Editorial-El Mundo 

LA DESGRACIADA muerte del piloto de un Eurofighter al estrellarse en Albacete cuando regresaba del desfile del 12-O en Madrid ensombreció ayer una Fiesta Nacional que, por lo demás, se celebró con un espíritu mucho más optimista del que cabía imaginar escasos días atrás. El desafío independentista catalán fue omnipresente. Pero tanto los ciudadanos que, de forma masiva, presenciaron la parada militar, como los dirigentes y representantes sociales que acudieron al Palacio Real exhibieron el ánimo que corresponde a quienes se saben del lado de la razón.

Era el de ayer un día para sentir orgullo de ser españoles, como rezaba el eslogan de la campaña de Defensa, porque significa reivindicar el hecho de ser ciudadanos de una de las naciones más antiguas e importantes de Europa, en la que desde hace cuatro décadas hemos sido capaces con no poco esfuerzo de consolidar un Estado de libertades e igualdad que no queremos que nadie nos robe. Y todo lo que está sucediendo ha despertado en muchos españoles, como se comprobó ayer, la necesidad de exhibir ese patriotismo abierto e inclusivo en el que tienen cabida todas las diferencias que conforman España. Un patriotismo cívico que nació en unas Cortes de Cádiz en las que tan temprano históricamente como 1812 se defendieron ideales tan modernos como la legalidad parlamentaria y la soberanía popular; y que abrazarían después, hasta nuestros días, españoles de todas las ideologías. El patriotismo no tiene ni puede tener etiquetas. Y entristece que representantes de la izquierda más radical sean hoy refractarios a ese orgullo de lo español que defendieron por igual Ortega, Azaña o Miguel Hernández.

El independentismo catalán instalado en el puro golpismo pretende asestar un tiro de gracia a la Nación que han construido generaciones de españoles lo largo de los últimos cinco siglos. Y por ello, independientemente de que la ensoñación de Puigdemont y de las CUP esté condenada al fracaso más absoluto, ha cundido un lógico desasosiego.
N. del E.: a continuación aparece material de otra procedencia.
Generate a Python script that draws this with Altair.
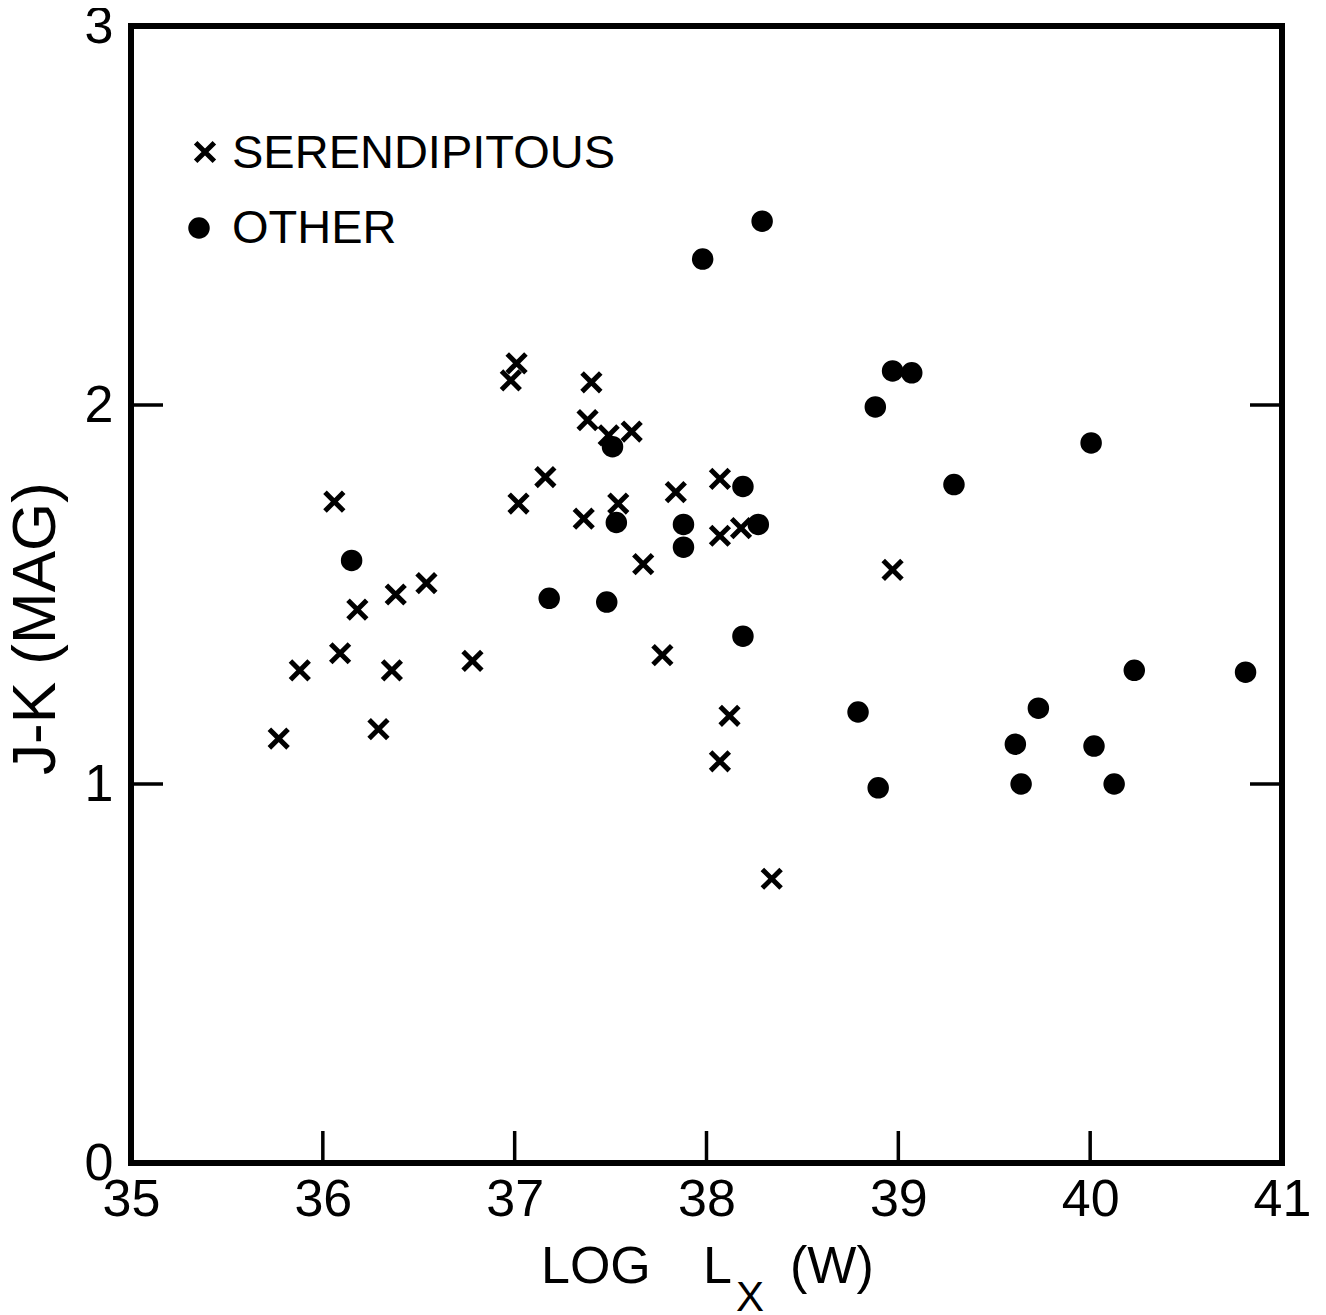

La contundencia del mensaje del Rey de la semana pasada no sólo sirvió para urgir a los legítimos poderes públicos a dar los pasos necesarios para restaurar el orden constitucional en Cataluña, sino que también fue un aldabonazo para insuflar el necesario ánimo y tranquilidad en la sociedad española, incluida esa mayoría silenciada de catalanes que, como los demás, desean seguir siendo lo que son, españoles y europeos.

Así se lo reconocieron ayer los miles de ciudadanos que ovacionaron al Monarca. Del mismo modo, políticos de distinto signo reconocieron en el Palacio Real que los últimos acontecimientos han ayudado a rebajar la tensión, entre ellos la decisión de las principales empresas de Cataluña, el sainete-repliegue del propio Puigdemont en el Parlament, así como el pacto entre Rajoy, Sánchez y Rivera para activar el 155 si se hiciera necesario.

Sin dejar de ser conscientes de lo extraordinariamente delicada que sigue siendo la situación, la fuerza moral también dominó ayer la gran manifestación que volvió a registrarse en Barcelona, apenas cuatro días después de la histórica vivida el domingo, en apoyo de la legalidad constitucional. Unas 65.000 personas reivindicaron el día de la Fiesta Nacional, 13 veces más que en 2016, en otra demostración de que el independentismo ha perdido el monopolio del espacio público.

Bienvenido sea este rearme de optimismo en vísperas de una semana decisiva. El lunes, Trapero, el mayor de los Mossos, deberá volver a declarar ante la Audiencia Nacional por sedición. Y cuando lo haga tendría que haberse producido la respuesta de Puigdemont al requerimiento del Gobierno; de lo contrario, empezaría la cuenta atrás hasta el jueves para que se active el 155. Un desafío harto difícil para el Estado que, sin embargo, combatirá mucho mejor si se mantiene la amplia unidad política y social que ayer se registró.